■ **Given instruction**: Count every line in the entries that follow where the word "this" appears, then state only the total.
── Records provided ──
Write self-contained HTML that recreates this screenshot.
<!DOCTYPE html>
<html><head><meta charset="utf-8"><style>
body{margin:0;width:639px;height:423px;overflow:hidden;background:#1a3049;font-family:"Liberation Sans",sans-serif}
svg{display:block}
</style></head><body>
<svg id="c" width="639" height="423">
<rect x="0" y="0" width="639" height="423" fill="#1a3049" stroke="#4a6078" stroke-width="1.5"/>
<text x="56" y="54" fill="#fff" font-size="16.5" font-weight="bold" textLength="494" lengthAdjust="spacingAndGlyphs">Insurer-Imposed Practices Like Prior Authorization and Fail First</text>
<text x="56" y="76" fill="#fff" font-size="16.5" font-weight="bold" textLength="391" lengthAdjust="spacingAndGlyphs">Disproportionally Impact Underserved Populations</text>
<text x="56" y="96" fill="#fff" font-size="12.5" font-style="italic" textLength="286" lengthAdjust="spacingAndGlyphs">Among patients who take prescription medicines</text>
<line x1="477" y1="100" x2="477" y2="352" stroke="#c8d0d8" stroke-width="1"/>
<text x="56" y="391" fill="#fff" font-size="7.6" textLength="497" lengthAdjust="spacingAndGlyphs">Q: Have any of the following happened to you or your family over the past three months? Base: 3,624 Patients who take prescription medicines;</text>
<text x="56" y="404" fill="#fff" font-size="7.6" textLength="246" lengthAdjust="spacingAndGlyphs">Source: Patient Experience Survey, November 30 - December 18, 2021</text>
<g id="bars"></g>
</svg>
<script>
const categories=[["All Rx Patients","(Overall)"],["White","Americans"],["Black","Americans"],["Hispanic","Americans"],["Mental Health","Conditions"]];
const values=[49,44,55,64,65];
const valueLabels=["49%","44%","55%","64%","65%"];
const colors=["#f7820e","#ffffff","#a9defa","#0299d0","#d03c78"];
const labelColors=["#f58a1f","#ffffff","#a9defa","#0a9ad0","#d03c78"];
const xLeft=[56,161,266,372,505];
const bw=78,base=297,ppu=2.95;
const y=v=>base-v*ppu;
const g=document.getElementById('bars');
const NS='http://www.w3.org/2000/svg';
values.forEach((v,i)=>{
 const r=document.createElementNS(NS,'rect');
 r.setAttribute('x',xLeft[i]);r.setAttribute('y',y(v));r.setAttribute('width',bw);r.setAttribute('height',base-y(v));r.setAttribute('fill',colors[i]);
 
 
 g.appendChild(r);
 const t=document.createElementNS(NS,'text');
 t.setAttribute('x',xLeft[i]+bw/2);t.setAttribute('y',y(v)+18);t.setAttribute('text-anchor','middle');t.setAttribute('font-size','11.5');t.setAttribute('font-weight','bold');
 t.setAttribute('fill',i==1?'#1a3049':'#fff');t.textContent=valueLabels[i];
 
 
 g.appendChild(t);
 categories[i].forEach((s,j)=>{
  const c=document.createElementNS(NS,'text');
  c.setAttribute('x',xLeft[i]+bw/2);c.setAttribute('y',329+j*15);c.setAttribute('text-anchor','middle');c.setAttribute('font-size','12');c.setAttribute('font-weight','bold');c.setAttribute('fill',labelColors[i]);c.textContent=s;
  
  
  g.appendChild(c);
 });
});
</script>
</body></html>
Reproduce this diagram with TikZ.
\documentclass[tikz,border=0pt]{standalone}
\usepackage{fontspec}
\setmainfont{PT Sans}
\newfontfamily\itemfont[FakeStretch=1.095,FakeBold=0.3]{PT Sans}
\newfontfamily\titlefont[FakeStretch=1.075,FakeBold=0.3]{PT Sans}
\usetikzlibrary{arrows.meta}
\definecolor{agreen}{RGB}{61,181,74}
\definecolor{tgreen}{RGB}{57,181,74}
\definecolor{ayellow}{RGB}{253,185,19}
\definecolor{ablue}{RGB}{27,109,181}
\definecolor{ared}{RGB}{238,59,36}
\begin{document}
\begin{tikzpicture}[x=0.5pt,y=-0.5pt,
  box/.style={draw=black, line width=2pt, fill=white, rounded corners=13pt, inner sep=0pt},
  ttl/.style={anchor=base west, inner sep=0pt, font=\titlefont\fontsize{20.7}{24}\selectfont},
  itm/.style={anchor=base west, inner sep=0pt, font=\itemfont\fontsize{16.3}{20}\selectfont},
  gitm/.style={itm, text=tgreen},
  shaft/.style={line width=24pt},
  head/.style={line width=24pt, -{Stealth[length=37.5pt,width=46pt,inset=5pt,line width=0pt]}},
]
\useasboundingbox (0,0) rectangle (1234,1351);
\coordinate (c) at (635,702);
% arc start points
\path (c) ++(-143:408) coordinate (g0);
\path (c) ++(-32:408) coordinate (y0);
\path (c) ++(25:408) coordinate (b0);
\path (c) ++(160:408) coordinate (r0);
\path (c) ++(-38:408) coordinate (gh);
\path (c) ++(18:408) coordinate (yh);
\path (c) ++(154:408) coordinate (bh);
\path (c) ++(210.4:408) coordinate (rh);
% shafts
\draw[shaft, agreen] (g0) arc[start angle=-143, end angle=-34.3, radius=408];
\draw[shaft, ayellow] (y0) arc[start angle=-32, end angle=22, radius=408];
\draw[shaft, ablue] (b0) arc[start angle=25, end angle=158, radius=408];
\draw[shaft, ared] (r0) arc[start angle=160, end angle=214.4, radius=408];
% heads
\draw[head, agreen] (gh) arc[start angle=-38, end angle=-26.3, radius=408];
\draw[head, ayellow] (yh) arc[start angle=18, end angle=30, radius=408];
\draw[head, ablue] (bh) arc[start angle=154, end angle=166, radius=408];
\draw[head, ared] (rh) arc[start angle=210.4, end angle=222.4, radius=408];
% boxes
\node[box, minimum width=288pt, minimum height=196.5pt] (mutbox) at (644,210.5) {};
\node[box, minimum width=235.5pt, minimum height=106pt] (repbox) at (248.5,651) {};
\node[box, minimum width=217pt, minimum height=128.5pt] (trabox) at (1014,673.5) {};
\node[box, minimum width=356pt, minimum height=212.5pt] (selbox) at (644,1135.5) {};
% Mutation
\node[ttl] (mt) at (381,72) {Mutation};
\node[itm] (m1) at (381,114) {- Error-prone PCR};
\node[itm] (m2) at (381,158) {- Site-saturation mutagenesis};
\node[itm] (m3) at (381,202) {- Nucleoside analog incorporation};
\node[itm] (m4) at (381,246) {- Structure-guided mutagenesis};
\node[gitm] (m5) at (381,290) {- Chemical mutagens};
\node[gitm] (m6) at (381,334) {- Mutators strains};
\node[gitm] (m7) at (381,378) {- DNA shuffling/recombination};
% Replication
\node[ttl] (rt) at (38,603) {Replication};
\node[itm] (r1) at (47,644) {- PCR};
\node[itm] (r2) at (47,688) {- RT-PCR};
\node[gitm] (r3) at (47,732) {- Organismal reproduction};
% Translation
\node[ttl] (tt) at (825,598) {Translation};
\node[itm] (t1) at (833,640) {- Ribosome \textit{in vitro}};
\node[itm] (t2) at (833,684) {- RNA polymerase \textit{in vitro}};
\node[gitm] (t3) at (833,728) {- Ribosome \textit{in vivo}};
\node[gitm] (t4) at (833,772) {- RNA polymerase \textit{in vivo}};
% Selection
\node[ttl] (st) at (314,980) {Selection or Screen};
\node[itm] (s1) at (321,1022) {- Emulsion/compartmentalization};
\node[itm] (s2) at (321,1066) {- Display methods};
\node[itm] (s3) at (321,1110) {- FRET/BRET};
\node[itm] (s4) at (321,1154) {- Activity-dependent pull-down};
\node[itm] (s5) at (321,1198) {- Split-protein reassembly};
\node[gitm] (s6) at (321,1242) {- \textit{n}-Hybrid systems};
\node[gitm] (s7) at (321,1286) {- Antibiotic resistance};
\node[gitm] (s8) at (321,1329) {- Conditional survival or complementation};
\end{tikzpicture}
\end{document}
───
■ **Exercise result**: 2